The Internet of Cows Is Real
Cloud computing meets animal husbandry.
Image: Dudarev Mikhail/Shutterstock
Something I learned today is that cows tend to start walking around a bunch when they become fertile and "sexually receptive." This is actually true of a range of different mammals and has to do with related increases in estrogen secretion. The mood hits one evening and a fertile cow starts cruising the barn—the rest is nature.
Well, the rest is nature but it's also big business. Ranchers are just as interested in cow procreation as the cows are themselves (maybe more so?) because baby cows equal grown-ass cows and grown-ass cows equal cash money. As it turns out, using information technology to detect cow fertility/receptivity (estrus, properly) is an area of active research and innovation. Cow estrus can pass in as little as six hours, and it usually occurs in the middle of the night. It's an easy thing to miss, in other words. And missing your chance to knock up a cow is like flushing money down the toilet.

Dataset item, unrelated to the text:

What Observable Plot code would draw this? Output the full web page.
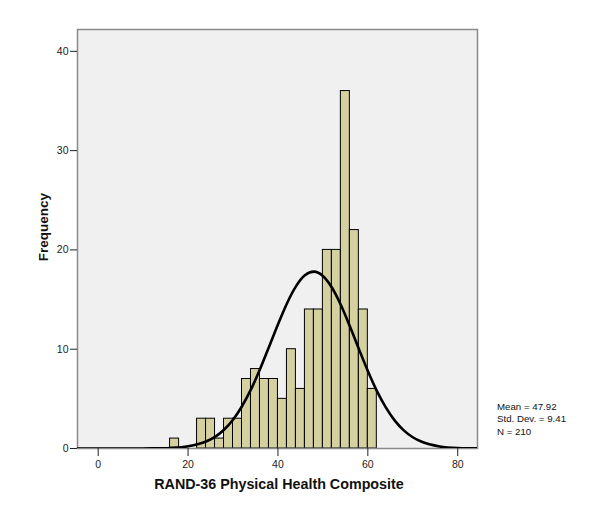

You can buy a cow pedometer for this purpose, but IT solutions to cow fertility detection are just getting started; recording cow hoofsteps doesn't mean much if you're not also sending that information somewhere useful. Fujitsu Kyushu Systems has your solution: the cloud. In February, the ag tech firm presented its cattle breeding support service, aka the Connected Cow, at Mobile World 2016, touting an jump in single-attempt fertilization rates from 44 percent to 90 percent.

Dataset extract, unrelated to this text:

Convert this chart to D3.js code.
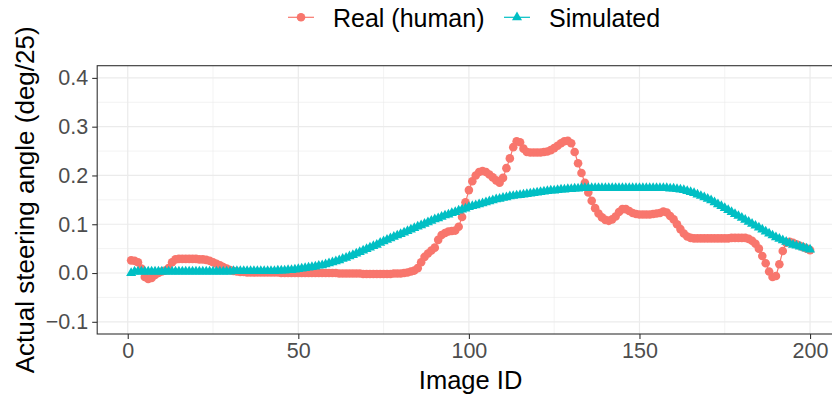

The Connected Cow is really more than a mere Internet of Cows—it's a Cow Cloud. That is, Fujitsu is offering its technology as a cloud service, or, more specifically, what's known as Software as a Service (SaaS). The dairy farmer or rancher doesn't actually do anything with the data themselves; instead, it's beamed directly back to Fujitsu, which performs the data analysis and sends back the raw thumbs or thumbs down on this or that heifer to the farmer/rancher.
Once notified, said rancher/farmer can mosey out to the barn to play matchmaker. Profits ensue.